> [Data supplied]:
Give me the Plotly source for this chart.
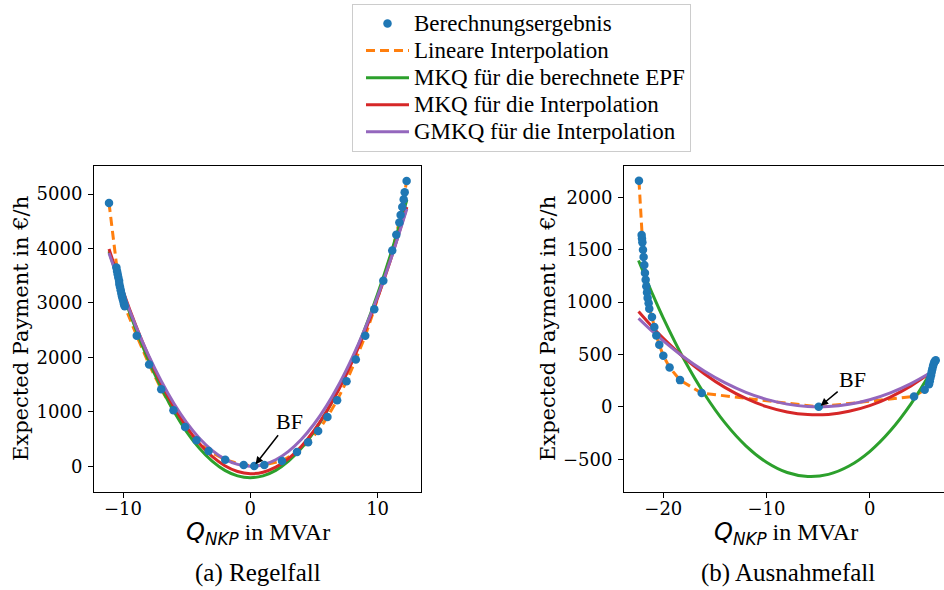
import plotly.graph_objects as go

# ---------------- data: (a) Regelfall ----------------
q_a = [-11.10, -10.52, -10.47, -10.42, -10.37, -10.31, -10.29, -10.24, -10.18, -10.13,
       -10.08, -10.03, -9.97, -9.92, -9.87, -8.92, -7.95, -7.00, -6.04, -5.12,
       -4.23, -3.28, -1.97, -0.52, 0.31, 1.10, 2.49, 3.67, 4.54, 5.33,
       6.06, 6.82, 7.56, 8.29, 9.03, 9.74, 10.45, 11.15, 11.47, 11.71,
       11.81, 11.94, 12.05, 12.13, 12.28]
epf_a = [4835, 3652, 3585, 3529, 3468, 3407, 3346, 3297, 3235, 3174,
         3125, 3076, 3027, 2978, 2941, 2396, 1869, 1415, 1029, 723,
         478, 282, 122, 25, 6, 25, 98, 263, 441, 650,
         907, 1213, 1562, 1961, 2396, 2886, 3407, 3964, 4252, 4479,
         4614, 4761, 4902, 5031, 5239]

fit_q_a = [-11.1, -10, -9, -8, -7, -6, -5, -4, -3, -2, -1, 0,
           1, 2, 3, 4, 5, 6, 7, 8, 9, 10, 11, 12.3]
mkq_epf_a = [3948, 3165, 2524, 1950, 1444, 1005, 634, 330, 94, -75, -176, -210,
             -176, -75, 94, 330, 634, 1005, 1444, 1950, 2524, 3165, 3874, 4896]
mkq_int_a = [3992, 3221, 2589, 2024, 1523, 1089, 721, 418, 181, 10, -95, -135,
             -108, -16, 142, 365, 655, 1010, 1431, 1918, 2471, 3090, 3774, 4762]
gmkq_int_a = [3916, 3182, 2580, 2041, 1566, 1153, 803, 517, 293, 132, 35, 0,
              28, 120, 274, 491, 772, 1115, 1521, 1991, 2523, 3119, 3777, 4727]
bf_a = (0.31, 6)

# ---------------- data: (b) Ausnahmefall ----------------
q_b = [-22.36, -22.10, -22.07, -22.03, -21.97, -21.91, -21.84, -21.78, -21.71, -21.65,
       -21.58, -21.52, -21.42, -21.36, -21.10, -20.87, -20.68, -20.39, -20.00, -19.39,
       -18.38, -16.28, -4.94, 4.30, 5.33, 5.75, 5.82, 5.88, 5.95, 6.01,
       6.07, 6.14, 6.22, 6.30, 6.40]
epf_b = [2159, 1640, 1608, 1570, 1500, 1430, 1354, 1277, 1213, 1150,
         1092, 1038, 990, 936, 857, 761, 682, 592, 487, 376,
         255, 131, 0, 99, 162, 215, 245, 275, 305, 335,
         362, 390, 415, 432, 445]

fit_q_b = [-22.4, -21, -20, -18, -16, -14, -12, -10, -8, -6, -4, -2, 0, 2, 4, 6]
mkq_epf_b = [1397, 1066, 847, 454, 120, -156, -372, -529, -627, -665, -645, -565,
             -427, -229, 28, 344]
mkq_int_b = [909, 755, 654, 471, 314, 183, 80, 2, -49, -74, -72, -43, 11, 93, 200, 334]
gmkq_int_b = [845, 715, 629, 473, 339, 228, 138, 71, 26, 3, 2, 24, 68, 134, 222, 332]
bf_b = (-4.94, 0)

names = ["Berechnungsergebnis", "Lineare Interpolation", "MKQ für die berechnete EPF",
         "MKQ für die Interpolation", "GMKQ für die Interpolation"]
colors = ["#1f77b4", "#ff7f0e", "#2ca02c", "#d62728", "#9467bd"]

SERIF = "DejaVu Serif"
TIMES = "Liberation Serif"


def leg(t):
    return '<span style="font-size:23px">' + t + '</span>'


fig = go.Figure()


def add_panel(xa, ya, q, epf, fq, g, r, p, show):
    fig.add_trace(go.Scatter(x=q, y=epf, mode="lines", name=leg(names[1]),
                             line=dict(color=colors[1], width=3, dash="9px,5px"),
                             xaxis=xa, yaxis=ya, showlegend=show, legendrank=2))
    fig.add_trace(go.Scatter(x=fq, y=g, mode="lines", name=leg(names[2]),
                             line=dict(color=colors[2], width=3, shape="spline"),
                             xaxis=xa, yaxis=ya, showlegend=show, legendrank=3))
    fig.add_trace(go.Scatter(x=fq, y=r, mode="lines", name=leg(names[3]),
                             line=dict(color=colors[3], width=3, shape="spline"),
                             xaxis=xa, yaxis=ya, showlegend=show, legendrank=4))
    fig.add_trace(go.Scatter(x=fq, y=p, mode="lines", name=leg(names[4]),
                             line=dict(color=colors[4], width=3, shape="spline"),
                             xaxis=xa, yaxis=ya, showlegend=show, legendrank=5))
    fig.add_trace(go.Scatter(x=q, y=epf, mode="markers", name=leg(names[0]),
                             marker=dict(color=colors[0], size=8.5, line=dict(width=0)),
                             xaxis=xa, yaxis=ya, showlegend=show, legendrank=1))


add_panel("x", "y", q_a, epf_a, fit_q_a, mkq_epf_a, mkq_int_a, gmkq_int_a, True)
add_panel("x2", "y2", q_b, epf_b, fit_q_b, mkq_epf_b, mkq_int_b, gmkq_int_b, False)

W, H = 944, 590
ydom = [1 - 492 / H, 1 - 166 / H]
tickfont = dict(family=SERIF, size=18, color="black")
axcommon = dict(showgrid=False, zeroline=False, showline=True, linecolor="black", linewidth=1,
                ticks="outside", ticklen=5, tickwidth=1, tickcolor="black", tickfont=tickfont)

fig.update_layout(
    width=W, height=H,
    margin=dict(l=0, r=0, t=0, b=0),
    paper_bgcolor="white", plot_bgcolor="white",
    xaxis=dict(domain=[94 / W, 421 / W], range=[-12.28, 13.41], tickvals=[-10, 0, 10],
               mirror=True, anchor="y", ticklabelstandoff=-5, **axcommon),
    yaxis=dict(domain=ydom, range=[-472, 5515], tickvals=[0, 1000, 2000, 3000, 4000, 5000],
               mirror=True, anchor="x", ticklabelstandoff=2, **axcommon),
    xaxis2=dict(domain=[624 / W, 1.0], range=[-23.81, 7.20], tickvals=[-20, -10, 0],
                mirror=True, anchor="y2", ticklabelstandoff=-5, **axcommon),
    yaxis2=dict(domain=ydom, range=[-813, 2299], tickvals=[-500, 0, 500, 1000, 1500, 2000],
                mirror=False, anchor="x2", ticklabelstandoff=2, **axcommon),
    legend=dict(x=352 / W, xanchor="left", y=1 - 4 / H, yanchor="top",
                font=dict(family=TIMES, size=18.5, color="black"),
                bordercolor="#cccccc", borderwidth=1, bgcolor="white",
                traceorder="normal", indentation=8, itemwidth=43),
    showlegend=True,
)

ytitle = "Expected Payment in €/h"
xtitle = ('<span style="font-family:DejaVu Sans"><i>Q</i><sub><i>NKP</i></sub></span>'
          ' in MVAr')
annots = [
    dict(x=21 / W, y=1 - 329 / H, text=ytitle, textangle=-90,
         font=dict(family=SERIF, size=21, color="black")),
    dict(x=548 / W, y=1 - 329 / H, text=ytitle, textangle=-90,
         font=dict(family=SERIF, size=21, color="black")),
    dict(x=257.5 / W, y=1 - 533 / H, text=xtitle,
         font=dict(family=TIMES, size=24, color="black")),
    dict(x=786 / W, y=1 - 533 / H, text=xtitle,
         font=dict(family=TIMES, size=24, color="black")),
    dict(x=258 / W, y=1 - 573 / H, text="(a) Regelfall",
         font=dict(family=TIMES, size=25, color="black")),
    dict(x=788 / W, y=1 - 573 / H, text="(b) Ausnahmefall",
         font=dict(family=TIMES, size=25, color="black")),
]
for a in annots:
    a.update(xref="paper", yref="paper", showarrow=False, xanchor="center", yanchor="middle")
    fig.add_annotation(**a)

# BF annotations with arrows
fig.add_annotation(x=bf_a[0] + 0.1, y=bf_a[1] + 30, xref="x", yref="y",
                   ax=3.04, ay=827, axref="x", ayref="y", text="BF",
                   font=dict(family=TIMES, size=22, color="black"),
                   showarrow=True, arrowhead=2, arrowsize=1, arrowwidth=1.5,
                   arrowcolor="black", standoff=0)
fig.add_annotation(x=bf_b[0] + 0.19, y=bf_b[1] + 10, xref="x2", yref="y2",
                   ax=-1.65, ay=265, axref="x2", ayref="y2", text="BF",
                   font=dict(family=TIMES, size=22, color="black"),
                   showarrow=True, arrowhead=2, arrowsize=1, arrowwidth=1.5,
                   arrowcolor="black", standoff=0)

fig.write_html("out.html", config={"displayModeBar": False},
               post_script="document.body.style.margin='0';")
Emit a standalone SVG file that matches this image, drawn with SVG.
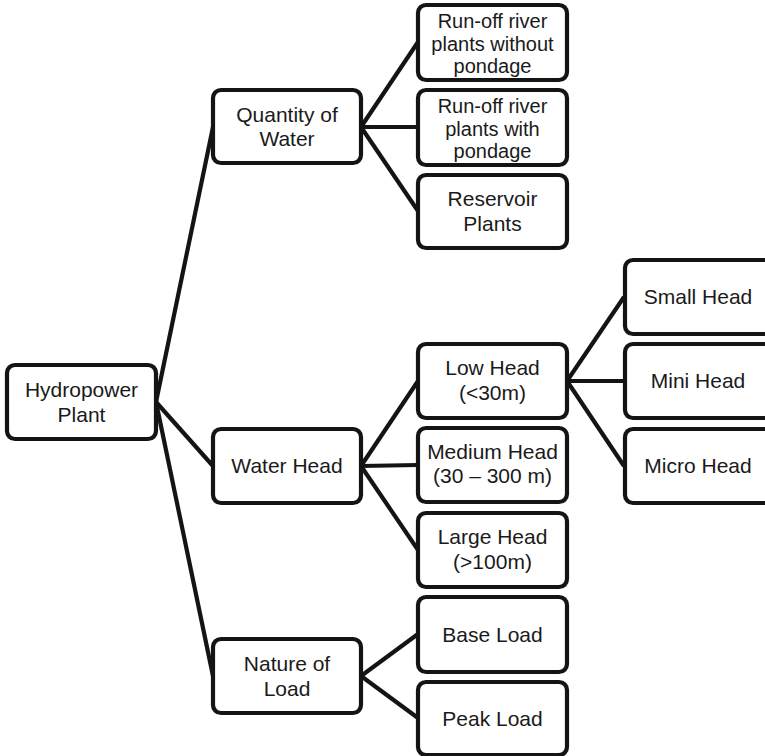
<svg xmlns="http://www.w3.org/2000/svg" width="765" height="756" viewBox="0 0 765 756">
<style>
.box{fill:#fff;stroke:#141414;stroke-width:4.2;}
.lk{stroke:#141414;stroke-width:4.2;fill:none;}
text{font-family:"Liberation Sans",Arial,sans-serif;font-size:21px;fill:#1a1a1a;text-anchor:middle;}
.s{font-size:20px;}
</style>
<rect width="765" height="756" fill="#fff"/>
<g id="connectors">
<line class="lk" x1="156" y1="402" x2="213" y2="127"/>
<line class="lk" x1="156" y1="402" x2="213" y2="466"/>
<line class="lk" x1="156" y1="402" x2="213" y2="676"/>
<line class="lk" x1="361" y1="127" x2="418" y2="42"/>
<line class="lk" x1="361" y1="127" x2="418" y2="127"/>
<line class="lk" x1="361" y1="127" x2="418" y2="211"/>
<line class="lk" x1="361" y1="466" x2="418" y2="381"/>
<line class="lk" x1="361" y1="466" x2="418" y2="465"/>
<line class="lk" x1="361" y1="466" x2="418" y2="550"/>
<line class="lk" x1="361" y1="676" x2="418" y2="634"/>
<line class="lk" x1="361" y1="676" x2="418" y2="718"/>
<line class="lk" x1="567" y1="381" x2="624" y2="297"/>
<line class="lk" x1="567" y1="381" x2="624" y2="381"/>
<line class="lk" x1="567" y1="381" x2="624" y2="466"/>
</g>
<g id="hydropower">
<rect class="box" x="7" y="365" width="149" height="74" rx="8"/>
<text x="81.5" y="397">Hydropower</text>
<text x="81.5" y="421.5">Plant</text>
</g>
<g id="quantity">
<rect class="box" x="213" y="90" width="148" height="73" rx="8"/>
<text x="287" y="121.5">Quantity of</text>
<text x="287" y="146">Water</text>
</g>
<g id="waterhead">
<rect class="box" x="213" y="429" width="148" height="74" rx="8"/>
<text x="287" y="473">Water Head</text>
</g>
<g id="nature">
<rect class="box" x="213" y="639" width="148" height="74" rx="8"/>
<text x="287" y="671">Nature of</text>
<text x="287" y="695.5">Load</text>
</g>
<g id="runoff-without">
<rect class="box" x="418" y="5" width="149" height="75" rx="8"/>
<text class="s" x="492.5" y="28">Run-off river</text>
<text class="s" x="492.5" y="50.5">plants without</text>
<text class="s" x="492.5" y="73">pondage</text>
</g>
<g id="runoff-with">
<rect class="box" x="418" y="90" width="149" height="75" rx="8"/>
<text class="s" x="492.5" y="113">Run-off river</text>
<text class="s" x="492.5" y="135.5">plants with</text>
<text class="s" x="492.5" y="158">pondage</text>
</g>
<g id="reservoir">
<rect class="box" x="418" y="175" width="149" height="73" rx="8"/>
<text x="492.5" y="206">Reservoir</text>
<text x="492.5" y="230.5">Plants</text>
</g>
<g id="lowhead">
<rect class="box" x="418" y="344" width="149" height="74" rx="8"/>
<text x="492.5" y="375">Low Head</text>
<text x="492.5" y="399.5">(&lt;30m)</text>
</g>
<g id="mediumhead">
<rect class="box" x="418" y="428" width="149" height="74" rx="8"/>
<text x="492.5" y="458.5">Medium Head</text>
<text x="492.5" y="483">(30 – 300 m)</text>
</g>
<g id="largehead">
<rect class="box" x="418" y="513" width="149" height="74" rx="8"/>
<text x="492.5" y="544">Large Head</text>
<text x="492.5" y="568.5">(&gt;100m)</text>
</g>
<g id="baseload">
<rect class="box" x="418" y="597" width="149" height="75" rx="8"/>
<text x="492.5" y="641.5">Base Load</text>
</g>
<g id="peakload">
<rect class="box" x="418" y="682" width="149" height="73" rx="8"/>
<text x="492.5" y="726">Peak Load</text>
</g>
<g id="smallhead">
<rect class="box" x="625" y="260" width="149" height="74" rx="8"/>
<text x="698" y="303.5">Small Head</text>
</g>
<g id="minihead">
<rect class="box" x="625" y="344" width="149" height="74" rx="8"/>
<text x="698" y="388">Mini Head</text>
</g>
<g id="microhead">
<rect class="box" x="625" y="429" width="149" height="74" rx="8"/>
<text x="698" y="473">Micro Head</text>
</g>
</svg>
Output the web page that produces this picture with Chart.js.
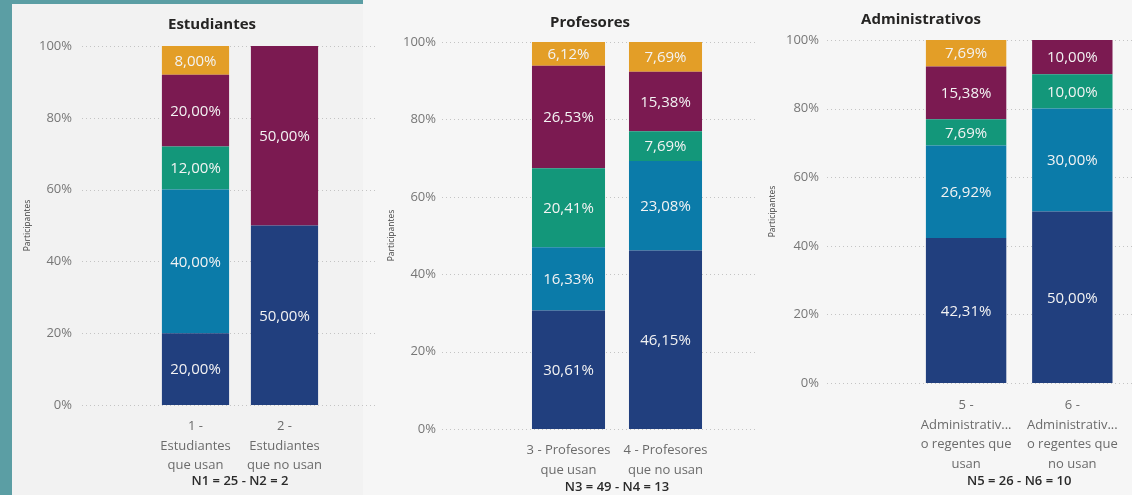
<!DOCTYPE html>
<html><head><meta charset="utf-8">
<script src="https://cdn.jsdelivr.net/npm/chart.js"></script>
<style>
html,body{margin:0;padding:0;width:1132px;height:495px;overflow:hidden;background:#f6f6f6;font-family:"Open Sans",sans-serif}
#strip{position:absolute;left:0;top:0;width:12px;height:495px;background:#5b9ea4}
#topbar{position:absolute;left:0;top:0;width:363px;height:4px;background:#5b9ea4}
#p1bg{position:absolute;left:12px;top:4px;width:351px;height:491px;background:#f2f2f2}
canvas{position:absolute;top:0}
.title{position:absolute;font-weight:700;font-size:15px;color:#252423;transform:translate(-50%,-50%);white-space:nowrap}
</style></head><body>
<div id="p1bg"></div>
<div id="strip"></div><div id="topbar"></div>
<canvas id="c1" width="368" height="495" style="left:12px"></canvas>
<canvas id="c2" width="380" height="495" style="left:380px"></canvas>
<canvas id="c3" width="372" height="495" style="left:760px"></canvas>
<div class="title" style="left:212px;top:23px">Estudiantes</div>
<div class="title" style="left:590px;top:21px">Profesores</div>
<div class="title" style="left:921px;top:18px">Administrativos</div>
<script>
// ---- data ----
const seriesNames = ['Serie 1', 'Serie 2', 'Serie 3', 'Serie 4', 'Serie 5'];
const yTickValues = [0, 20, 40, 60, 80, 100];

const estCategories = [['1 -', 'Estudiantes', 'que usan'], ['2 -', 'Estudiantes', 'que no usan']];
const estS1 = [20.00, 50.00];
const estS2 = [40.00, 0];
const estS3 = [12.00, 0];
const estS4 = [20.00, 50.00];
const estS5 = [8.00, 0];
const estNote = 'N1 = 25 - N2 = 2';

const profCategories = [['3 - Profesores', 'que usan'], ['4 - Profesores', 'que no usan']];
const profS1 = [30.61, 46.15];
const profS2 = [16.33, 23.08];
const profS3 = [20.41, 7.69];
const profS4 = [26.53, 15.38];
const profS5 = [6.12, 7.69];
const profNote = 'N3 = 49 - N4 = 13';

const admCategories = [['5 -', 'Administrativ...', 'o regentes que', 'usan'], ['6 -', 'Administrativ...', 'o regentes que', 'no usan']];
const admS1 = [42.31, 50.00];
const admS2 = [26.92, 30.00];
const admS3 = [7.69, 10.00];
const admS4 = [15.38, 10.00];
const admS5 = [7.69, 0];
const admNote = 'N5 = 26 - N6 = 10';

const colors = ['#213f7e', '#0b7ba9', '#13977a', '#7b1a51', '#e39e27'];

// ---- plugins ----
const fmt = v => v.toFixed(2).replace('.', ',') + '%';
const valueLabels = {
  id: 'valueLabels',
  afterDatasetsDraw(chart) {
    const ctx = chart.ctx;
    ctx.save();
    ctx.font = '15px "Open Sans"';
    ctx.fillStyle = '#f3f3f3';
    ctx.textAlign = 'center';
    ctx.textBaseline = 'middle';
    chart.data.datasets.forEach((ds, i) => {
      const meta = chart.getDatasetMeta(i);
      meta.data.forEach((bar, j) => {
        const v = ds.data[j];
        if (!v) return;
        const p = bar.getProps(['x', 'y', 'base'], true);
        ctx.fillText(fmt(v), p.x, (p.y + p.base) / 2 + 1);
      });
    });
    ctx.restore();
  }
};
const dottedGrid = {
  id: 'dottedGrid',
  beforeDatasetsDraw(chart, args, opts) {
    const ctx = chart.ctx, ys = chart.scales.y;
    ctx.save();
    ctx.strokeStyle = '#c4c4c4';
    ctx.lineWidth = 1;
    ctx.setLineDash([1, 3]);
    ys.ticks.forEach(t => {
      const py = Math.round(ys.getPixelForValue(t.value)) + 0.5;
      ctx.beginPath();
      ctx.moveTo(opts.x0, py);
      ctx.lineTo(opts.x1, py);
      ctx.stroke();
    });
    ctx.restore();
  }
};

function makeChart(id, cats, series, note, g) {
  new Chart(document.getElementById(id), {
    type: 'bar',
    data: {
      labels: cats,
      datasets: series.map((d, i) => ({
        label: seriesNames[i], data: d, backgroundColor: colors[i],
        borderWidth: 0, categoryPercentage: 1, barPercentage: g.bp
      }))
    },
    options: {
      responsive: false, animation: false, devicePixelRatio: 1,
      layout: { padding: { top: g.top, right: g.right, bottom: 0, left: 0 } },
      plugins: {
        legend: { display: false }, tooltip: { enabled: false },
        dottedGrid: { x0: g.gx0, x1: g.gx1 }
      },
      scales: {
        x: {
          stacked: true,
          grid: { display: false, drawTicks: false }, border: { display: false },
          ticks: { color: '#6b6b6b', font: { family: 'Open Sans', size: 13, lineHeight: 1.5 }, padding: g.xpad, maxRotation: 0, autoSkip: false },
          title: { display: true, text: note, color: '#2b2b2b', font: { family: 'Open Sans', size: 13, weight: '600', lineHeight: 1.2 }, padding: { top: 0, bottom: g.tpb } },
          afterFit(s) { s.height = g.xh; }
        },
        y: {
          stacked: true, min: 0, max: 100,
          afterBuildTicks(s) { s.ticks = yTickValues.map(v => ({ value: v })); },
          grid: { display: false, drawTicks: true, tickLength: g.ypad }, border: { display: false },
          ticks: { color: '#777', font: { family: 'Open Sans', size: 13 }, padding: 0, callback: v => v + '%' },
          title: { display: true, text: 'Participantes', color: '#444', font: { family: 'Open Sans', size: 8.5, lineHeight: 1.2 }, padding: { top: g.ytp, bottom: 0 } },
          afterFit(s) { s.width = g.yw; }
        }
      }
    },
    plugins: [dottedGrid, valueLabels]
  });
}

makeChart('c1', estCategories, [estS1, estS2, estS3, estS4, estS5], estNote,
  { bp: 0.755, top: 46, right: 51, xh: 90, xpad: 12, tpb: 6, yw: 139, ypad: 79, ytp: 10, gx0: 70, gx1: 366 });
makeChart('c2', profCategories, [profS1, profS2, profS3, profS4, profS5], profNote,
  { bp: 0.753, top: 42, right: 46, xh: 66, xpad: 12, tpb: 0, yw: 140, ypad: 84, ytp: 6, gx0: 62, gx1: 378 });
makeChart('c3', admCategories, [admS1, admS2, admS3, admS4, admS5], admNote,
  { bp: 0.757, top: 40, right: 5, xh: 112, xpad: 13, tpb: 6, yw: 153, ypad: 94, ytp: 7, gx0: 67, gx1: 372 });
</script>
</body></html>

> [Task brief]: Everything from the top line of the data down to and including the line with "import plotly.graph_objects as go" is to be copied, except the pictures.

> [Final result]:
Give me the Plotly source for this chart.
import plotly.graph_objects as go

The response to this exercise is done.